Analyst Suggests Bitcoin Growth May Restart with Diminished Tariff Concerns and Stabilizing Consumer Prices

Amid easing tariff concerns and a better-than-expected inflation report, Bitcoin has surged past the $110,000 mark, signaling a potentially sustained rally influenced by a cautiously optimistic market sentiment. This development coincides with a modest 0.1% monthly US inflation increase, creating a favorable investment climate, particularly as economic barriers lower and interest in riskier assets like cryptocurrencies grows.

Ivy Tran

June 16, 2025

As the dust settles on recent economic turbulence, Bitcoin's ability to soar past the $110,000 mark is not just a win for crypto enthusiasts but a clear indicator of broader market sentiment. According to Crypto Briefing, the easing of tariff concerns and a better-than-expected inflation report have set the stage for what might be a continued rally in Bitcoin's value.

The latest US inflation data, clocking in at a modest increase of 0.1% on a monthly basis, has seemingly contributed to a cautiously optimistic outlook among investors. Nic Puckrin, a seasoned crypto analyst, emphasizes that the mild inflation rates combined with a de-escalation in tariff tensions between the US and China present a favorable environment for Bitcoin. It's a scenario that hints at the possibility of lowered economic barriers and increased flows into 'riskier' assets like cryptocurrencies.

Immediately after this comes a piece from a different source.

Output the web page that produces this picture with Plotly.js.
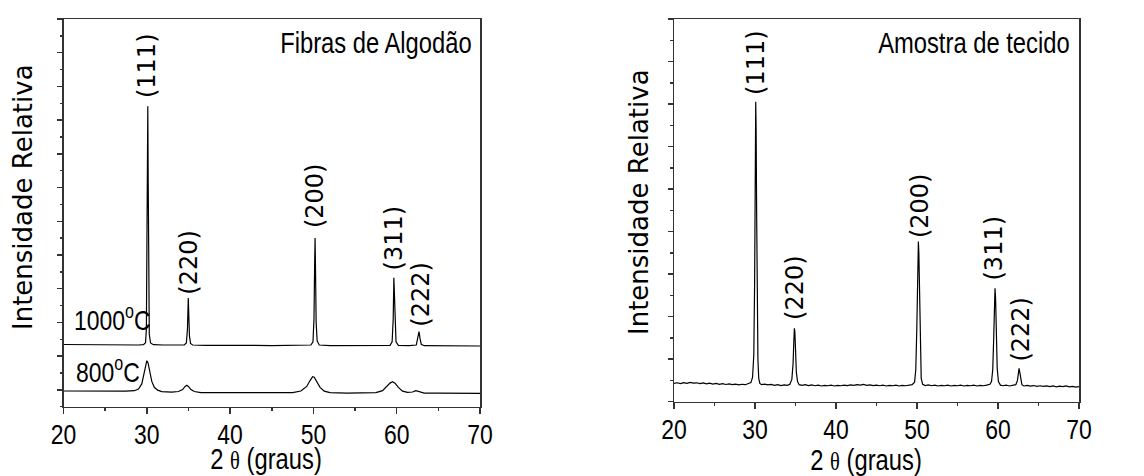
<!DOCTYPE html>
<html>
<head>
<meta charset="utf-8">
<script src="https://cdn.plot.ly/plotly-3.0.1.min.js"></script>
<style>html,body{margin:0;padding:0;background:#fff;}</style>
</head>
<body>
<div id="chart" style="width:1144px;height:476px;"></div>
<script>
// ---------- data ----------
const peakLabels = ['(111)', '(220)', '(200)', '(311)', '(222)'];
const panelTitles = ['Fibras de Algodão', 'Amostra de tecido'];
const seriesNames = ['1000<sup>o</sup>C', '800<sup>o</sup>C'];
const xTitle = '2 <span style="font-family:\'Liberation Serif\',\'Times New Roman\',serif;font-size:25px">θ</span> (graus)';
const yTitle = 'Intensidade Relativa';

// Left panel: cotton fibres, 1000 °C
const x1000 = [20.0,21.5,23.0,24.5,26.0,27.5,29.0,29.6,29.85,29.95,30.02,30.08,30.12,30.16,30.22,30.3,30.45,30.8,
  32.0,33.5,34.5,34.75,34.88,34.98,35.04,35.12,35.25,35.5,37,39,41,43,45,47,49,49.7,49.95,50.07,50.15,50.2,50.25,50.33,50.45,50.7,
  52,54,56,58,59.2,59.45,59.58,59.66,59.72,59.8,59.92,60.2,61.5,62.35,62.55,62.68,62.8,62.95,63.3,65,67,69,70];
const y1000 = [3.69,3.68,3.70,3.67,3.68,3.67,3.66,3.68,3.80,4.6,8.5,15.5,17.83,14.0,7.0,4.3,3.78,3.68,
  3.66,3.65,3.66,3.78,4.6,6.45,5.6,4.2,3.75,3.66,3.64,3.65,3.63,3.64,3.62,3.63,3.63,3.66,3.85,5.2,8.5,10.0,8.3,5.0,3.9,3.66,
  3.62,3.63,3.61,3.62,3.64,3.85,5.2,7.65,6.9,4.8,3.85,3.64,3.62,3.66,4.05,4.45,4.05,3.70,3.62,3.61,3.61,3.60,3.60];

// Left panel: cotton fibres, 800 °C
const x800 = [20,21.5,23,24.5,26,27.5,28.5,29.0,29.4,29.7,29.9,30.0,30.15,30.35,30.6,30.9,31.3,31.8,33.0,33.8,34.3,34.6,34.8,35.0,35.3,35.7,36.5,
  38,40,42,44,46,47.5,48.5,49.2,49.6,49.9,50.1,50.4,50.8,51.3,52,54,56,57.5,58.3,58.8,59.2,59.5,59.8,60.2,60.7,61.3,61.9,62.3,62.7,63.3,65,67,70];
const y800 = [0.93,0.92,0.92,0.91,0.91,0.92,0.95,1.05,1.35,2.1,2.6,2.73,2.6,2.1,1.5,1.15,0.98,0.90,0.87,0.90,1.02,1.2,1.27,1.2,1.02,0.90,0.84,
  0.83,0.83,0.82,0.82,0.82,0.84,0.93,1.2,1.55,1.78,1.75,1.5,1.15,0.92,0.84,0.81,0.81,0.84,0.95,1.2,1.4,1.48,1.4,1.15,0.92,0.85,0.87,0.95,0.88,0.81,0.80,0.79,0.79];

// Right panel: fabric sample
const xTec = [20.0,20.4,20.8,21.2,21.6,22.0,22.4,22.8,23.2,23.6,24.0,24.4,24.8,25.2,25.6,26.0,26.4,26.8,27.2,27.6,28.0,28.4,28.8,29.2,
  29.5,29.7,29.85,29.95,30.03,30.09,30.14,30.2,30.28,30.36,30.46,30.6,30.8,31.2,31.6,32.0,32.4,32.8,33.2,33.6,34.0,
  34.3,34.55,34.7,34.8,34.86,34.92,35.0,35.1,35.25,35.45,35.8,36.2,36.6,37.0,37.4,37.8,38.2,38.6,39.0,39.4,39.8,
  40.2,40.6,41.0,41.4,41.8,42.2,42.6,43.0,43.4,43.8,44.2,44.6,45.0,45.4,45.8,46.2,46.6,47.0,47.4,47.8,48.2,48.6,49.0,
  49.4,49.7,49.85,49.98,50.08,50.17,50.23,50.3,50.4,50.52,50.7,51.0,51.4,51.8,52.2,52.6,53.0,53.4,53.8,54.2,54.6,
  55.0,55.4,55.8,56.2,56.6,57.0,57.4,57.8,58.2,58.6,59.0,59.2,59.35,59.47,59.57,59.63,59.7,59.78,59.9,60.05,60.3,
  60.6,61.0,61.4,61.8,62.2,62.4,62.52,62.6,62.68,62.8,62.95,63.2,63.6,64.0,64.4,64.8,65.2,65.6,66.0,66.4,66.8,
  67.2,67.6,68.0,68.4,68.8,69.2,69.6,70.0];
const yTec = [0.86,0.89,0.85,0.90,0.86,0.91,0.87,0.89,0.85,0.88,0.84,0.87,0.83,0.86,0.82,0.85,0.81,0.84,0.80,0.83,0.79,0.82,0.80,0.84,
  0.90,1.15,2.2,5.5,11.0,14.11,12.8,9.0,4.5,2.0,1.1,0.86,0.80,0.83,0.79,0.81,0.77,0.80,0.76,0.79,0.77,
  0.82,1.05,1.8,2.9,3.45,3.3,2.5,1.4,0.95,0.80,0.77,0.80,0.76,0.79,0.75,0.78,0.74,0.77,0.75,0.78,0.74,
  0.77,0.75,0.78,0.76,0.79,0.77,0.80,0.78,0.81,0.77,0.79,0.76,0.78,0.75,0.78,0.74,0.77,0.75,0.78,0.74,0.77,0.75,0.78,
  0.80,0.92,1.5,3.5,6.2,7.53,7.0,5.0,2.3,1.1,0.82,0.76,0.79,0.75,0.78,0.74,0.77,0.75,0.78,0.74,0.77,
  0.75,0.78,0.74,0.77,0.75,0.78,0.74,0.77,0.75,0.78,0.82,0.95,1.5,3.0,4.8,5.33,4.9,3.5,1.6,0.95,0.78,
  0.75,0.78,0.74,0.77,0.80,1.0,1.4,1.57,1.4,1.0,0.80,0.74,0.77,0.73,0.76,0.72,0.75,0.72,0.74,0.71,0.74,
  0.70,0.73,0.71,0.74,0.70,0.72,0.69,0.71];

// peak label anchor points (data coords): x of peak, y just above the peak top
const leftLabelX  = [30.1, 35.05, 50.2, 59.7, 62.9];
const leftLabelY  = [18.2, 6.55, 10.45, 7.95, 4.65];
const rightLabelX = [30.1, 35.0, 50.3, 59.55, 62.8];
const rightLabelY = [14.35, 3.75, 7.6, 5.6, 1.8];

// ---------- styling ----------
const NARROW = "'Liberation Sans',Arial,Helvetica,sans-serif";   // horizontally condensed after drawing
const WIDE = "'DejaVu Sans',Verdana,sans-serif";
const CONDENSE = 0.82;
const AX = '#333';
const W = 1144, H = 476;

function xax(domain, anchor) {
  return {
    domain: domain, anchor: anchor, range: [20, 70], tick0: 20, dtick: 10,
    ticks: 'outside', ticklen: 6, tickwidth: 1.5, tickcolor: AX,
    showline: true, linecolor: AX, linewidth: 1.5, mirror: true,
    showgrid: false, zeroline: false, fixedrange: true,
    tickfont: {family: NARROW, size: 28, color: '#000'},
    minor: {dtick: 5, ticks: 'outside', ticklen: 3, tickwidth: 1.5, tickcolor: AX, showgrid: false}
  };
}
function yax(domain, anchor, range, tick0) {
  return {
    domain: domain, anchor: anchor, range: range, tick0: tick0, dtick: 2,
    ticks: 'outside', ticklen: 5, tickwidth: 1.5, tickcolor: AX,
    showline: true, linecolor: AX, linewidth: 1.5, mirror: true,
    showgrid: false, zeroline: false, showticklabels: false, fixedrange: true,
    minor: {dtick: 1, ticks: 'outside', ticklen: 2.5, tickwidth: 1.5, tickcolor: AX, showgrid: false}
  };
}

const line = {color: '#000', width: 1.2};
const traces = [
  {x: x1000, y: y1000, xaxis: 'x', yaxis: 'y', mode: 'lines', line: line, name: '1000 °C', hoverinfo: 'skip'},
  {x: x800, y: y800, xaxis: 'x', yaxis: 'y', mode: 'lines', line: line, name: '800 °C', hoverinfo: 'skip'},
  {x: xTec, y: yTec, xaxis: 'x2', yaxis: 'y2', mode: 'lines', line: line, name: 'tecido', hoverinfo: 'skip'}
];

const annotations = [];
peakLabels.forEach((t, i) => {
  annotations.push({xref: 'x', yref: 'y', x: leftLabelX[i], y: leftLabelY[i], text: t, textangle: -90,
    showarrow: false, xanchor: 'center', yanchor: 'bottom', font: {family: WIDE, size: 24, color: '#000'}});
  annotations.push({xref: 'x2', yref: 'y2', x: rightLabelX[i], y: rightLabelY[i], text: t, textangle: -90,
    showarrow: false, xanchor: 'center', yanchor: 'bottom', font: {family: WIDE, size: 24, color: '#000'}});
});
// panel titles
annotations.push({xref: 'paper', yref: 'paper', x: 474 / W, y: 1 - 43 / H, text: panelTitles[0], showarrow: false,
  xanchor: 'right', yanchor: 'middle', font: {family: NARROW, size: 29, color: '#000'}});
annotations.push({xref: 'paper', yref: 'paper', x: 1072 / W, y: 1 - 43 / H, text: panelTitles[1], showarrow: false,
  xanchor: 'right', yanchor: 'middle', font: {family: NARROW, size: 29, color: '#000'}});
// series labels
annotations.push({xref: 'paper', yref: 'paper', x: 72 / W, y: 1 - 318 / H, text: seriesNames[0], showarrow: false,
  xanchor: 'left', yanchor: 'middle', font: {family: NARROW, size: 28, color: '#000'}});
annotations.push({xref: 'paper', yref: 'paper', x: 74 / W, y: 1 - 370 / H, text: seriesNames[1], showarrow: false,
  xanchor: 'left', yanchor: 'middle', font: {family: NARROW, size: 28, color: '#000'}});
// axis titles
annotations.push({xref: 'paper', yref: 'paper', x: 266 / W, y: 1 - 459 / H, text: xTitle, showarrow: false,
  xanchor: 'center', yanchor: 'middle', font: {family: NARROW, size: 29, color: '#000'}});
annotations.push({xref: 'paper', yref: 'paper', x: 866 / W, y: 1 - 460 / H, text: xTitle, showarrow: false,
  xanchor: 'center', yanchor: 'middle', font: {family: NARROW, size: 29, color: '#000'}});
annotations.push({xref: 'paper', yref: 'paper', x: 23 / W, y: 1 - 197 / H, text: yTitle, showarrow: false, textangle: -90,
  xanchor: 'center', yanchor: 'middle', font: {family: WIDE, size: 26, color: '#000'}});
annotations.push({xref: 'paper', yref: 'paper', x: 639 / W, y: 1 - 202 / H, text: yTitle, showarrow: false, textangle: -90,
  xanchor: 'center', yanchor: 'middle', font: {family: WIDE, size: 26, color: '#000'}});

const layout = {
  width: W, height: H, margin: {l: 0, r: 0, t: 0, b: 0},
  paper_bgcolor: '#fff', plot_bgcolor: '#fff', showlegend: false,
  xaxis: xax([63.5 / W, 480 / W], 'y'),
  yaxis: yax([1 - 406.7 / H, 1 - 19 / H], 'x', [0, 23], 1),
  xaxis2: xax([674 / W, 1079 / W], 'y2'),
  yaxis2: yax([1 - 401.7 / H, 1 - 19 / H], 'x2', [0, 18], 0),
  annotations: annotations
};

// Narrow (Arial Narrow-like) look: squeeze the Liberation Sans texts horizontally about their anchor
function squeeze(el, pivotMode, dy) {
  const bb = el.getBBox();
  if (!bb.width) return;
  const px = pivotMode === 'left' ? bb.x : pivotMode === 'right' ? bb.x + bb.width : bb.x + bb.width / 2;
  const tr = el.getAttribute('transform') || '';
  el.setAttribute('transform', tr + ' translate(' + px + ',' + (dy || 0) + ') scale(' + CONDENSE + ',1) translate(' + (-px) + ',0)');
}

Plotly.newPlot('chart', traces, layout, {staticPlot: true, displayModeBar: false}).then(gd => {
  gd.querySelectorAll('.xtick text, .x2tick text').forEach(t => squeeze(t, 'center', -4));
  const groups = gd.querySelectorAll('.annotation');
  groups.forEach((g, i) => {
    const a = annotations[i];
    if (!a || a.font.family !== NARROW) return;
    const t = g.querySelector('text.annotation-text');
    if (t) squeeze(t, a.xanchor, 0);
  });
});
</script>
</body>
</html>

Economically speaking, the moderate increase in the year-over-year inflation rate - now at 2.4% - could influence the Federal Reserve's stance on interest rates. While the Fed is often seen as moving with a deliberate slowness, signs of controlled inflation and resolution of trade disputes might just provide enough stability to consider rate adjustments. This potential for a rate cut could act as a catalyst for further investment in Bitcoin, especially among those looking to hedge against currency devaluation.

Moreover, the reduction in housing costs, mainly attributed to President Donald Trump's deportation policies, could compound this effect. Housing represents a significant portion of the inflation basket, and any reduction in this area could directly influence overall inflation figures. Puckrin rightly points out that lower housing costs could not only stabilize consumer prices but also extend a lifeline to Bitcoin's value, which often thrives in low-inflation scenarios.

However, this optimistic view is not without its caveats. While Bitcoin's recent price movements are promising, the overarching volatility of the crypto market remains. Investors and market observers should keep an eye on ongoing geopolitical developments and their potential to disrupt economic stability. Furthermore, as discussed in a recent Radom Insights post, the evolving regulatory landscape for cryptocurrencies in the US could influence market dynamics significantly, introducing either headwinds or tailwinds depending on the nature of future regulations.

In conclusion, while the current economic indicators seem to support a bullish outlook for Bitcoin, stakeholders should maintain a balanced view. The interplay between easing tariffs, consumer price stability, and regulatory developments will likely dictate Bitcoin's trajectory in the months to come. The cryptocurrency market, by nature, is bound to surprises and shifts that defy even the most informed predictions.